S333a = S333.subs(alpha == 4*r - 1)
show(p.a[3].expand().factor())
[S333a[s].expand().factor() for s in [(1, 2, 3), (3, 1, 2), (2, 3, 1), (2, 1, 3), (3, 2, 1), (1, 3, 2)]]


# The above results mean that any two vertices $v, w$ at distance $3$ uniquely define a set $C$ of $4r + 2$ vertices mutually at distance $3$ containing $v, w$ - i.e., a $1$-code in the graph.
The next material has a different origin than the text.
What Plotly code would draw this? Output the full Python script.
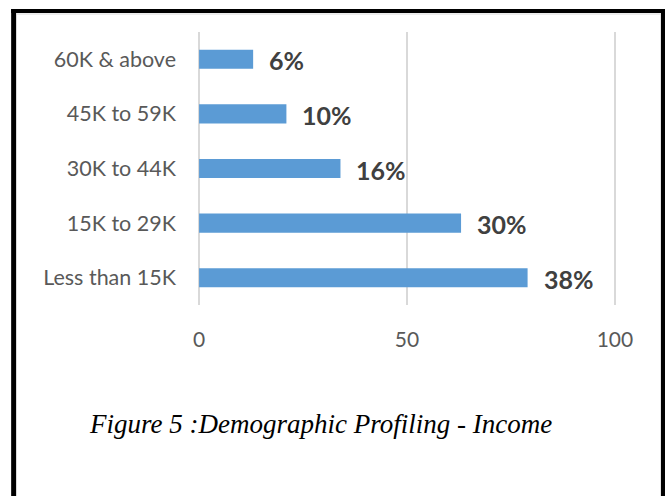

Furthermore, since $a_3$ is nonzero, for each $u$ in $C \setminus \{v, w\}$, there are vertices at distances $3, 1, 2$ from $u, v, w$. We now check that $c_3 = a_3 p^3_{33}$.

# In[11]:


show(p.c[3].expand().factor())
show((p.a[3] * p.p[3, 3, 3]).expand().factor())


# Let $u'$ be a neighbour of $v$. Since $u'$ is not in $C$, it may be at distance $3$ from at most one vertex of $C$. As there are $c_3$ and $a_3$ neighbours of $v$ that are at distances $2$ and $3$ from $w$, respectively, the above equality implies that each neighbour of $v$ is at distance $3$ from precisely one vertex of $C$.
# 
# Suppose now that $u'$ is at distance 2 from $w$. Let us count the number of vertices at distances $1, 1, 3$ from $u', v, w$.

# In[12]:


beta = var("beta")
S123 = p.tripleEquations(1, 2, 3, params={beta: (3, 3, 3)}).subs(beta == 1)
S123[1, 1, 3]


# As this value is nonintegral, we conclude that a graph with intersection array $\{(2r+1)(4r+1)(4t-1), 8r(4rt-r+2t), (r+t)(4r+1); 1, (r+t)(4r+1), 4r(2r+1)(4t-1)\}$ and $r, t \ge 1$ **does not exist**.